M A I N   N E W S

It’s now or never: Mulford
Tribune News Service

New Delhi, February 9
US ambassador to India David C. Mulford was categoric that “it is now or never for the nuclear deal and if it is not processed in the present US Congress it is unlikely that the deal will be offered again to India”.

“I do not believe the deal will be revived and offered by any administration - Democratic or Republican - before the year 2010, which is after the life of this administration, in India. If it is to be revived it would have to go through the committee process and I think non-proliferation groups would insist on changes in terms or additional conditions. So I think the atmosphere is changing and, therefore, this is the time to finish the deal,” the ambassador observed in an interview to CNN-IBN programme Devil’s Advocate.

Asked if he was saying that “it
is now or never (for the deal)”, Mulford contended: “It is pretty close to it.”

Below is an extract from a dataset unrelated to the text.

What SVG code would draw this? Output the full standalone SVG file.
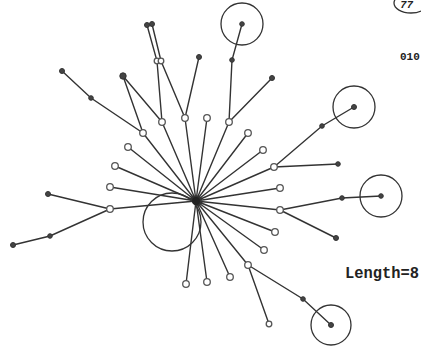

Noting that the Indo-US nuclear deal can be India’s passport to the world, Mulford said: “Americans are puzzled that this agreement was not immediately embraced and activated by India. He had no doubt that India’s refusal to conclude the deal would not damage the Indo-US relationship.”

He made it clear that “there is no agreement or undertaking that if the 123 Agreement goes through India will make purchases or acquire technology from America”.

“It’s a competitive market and my belief is that if this (123 Agreement) goes through, India will become the centre of a civil nuclear industry in the world.”

He said the Bush administration and the Congress had changed the country’s 1954 Atomic Energy Act to accommodate India and this was the first time such a change had been made, which was an initiative of historic importance.

Stoutly refusing statements made by the CPI and the CPM that the US intention behind the deal was to convert India into a subordinate ally in South Asia, the ambassador insisted “that is completely untrue”.

He said the USA wanted to assist India in achieving its “global vision of emerging as a major economic power in the world”.

He expressed his willingness to meet CPM general secretary Prakash Karat to try to remove his concerns. He also denied reports in a section of the media that the USA had put pressure on India not to pursue the Iran-Pakistan gas pipeline.

He also denied that signing the 123 Agreement meant India would lose its right to carry out further nuclear tests.

On the proposed agreement not giving India the unequivocal right to reprocess, the ambassador said: “The right was granted upfront for reprocessing as a part of the 123 Agreement.”

Asked if the agreement would facilitate full civil nuclear cooperation between India and the USA, he said: “I don’t think it is a problem. That happens to be the US law and it applies to the whole world, including India.”

He said there was no deadline for the Indo-US deal to be returned to the US Congress to ensure it was passed during President Bush’s time in office.

Asked about India facing difficulties in negotiating a safeguards agreement, he replied: “I see no reason why the agreement with the IAEA can’t be achieved. I would be very surprised if that weren’t achievable.”

On the capacity of the USA to secure for India a clear and unconditional clearance from the Nuclear Suppliers Group (NSG), the ambassador was cautious in his response.

“We’re all hoping for that (a clean and unconditional clearance) but this is an extremely sensitive process. I think it is achievable but I think it will take some time and take some political energy...our opinion is very strong that we hope the NSG will go for a relatively simple consensus and a clean solution,” Mulford added.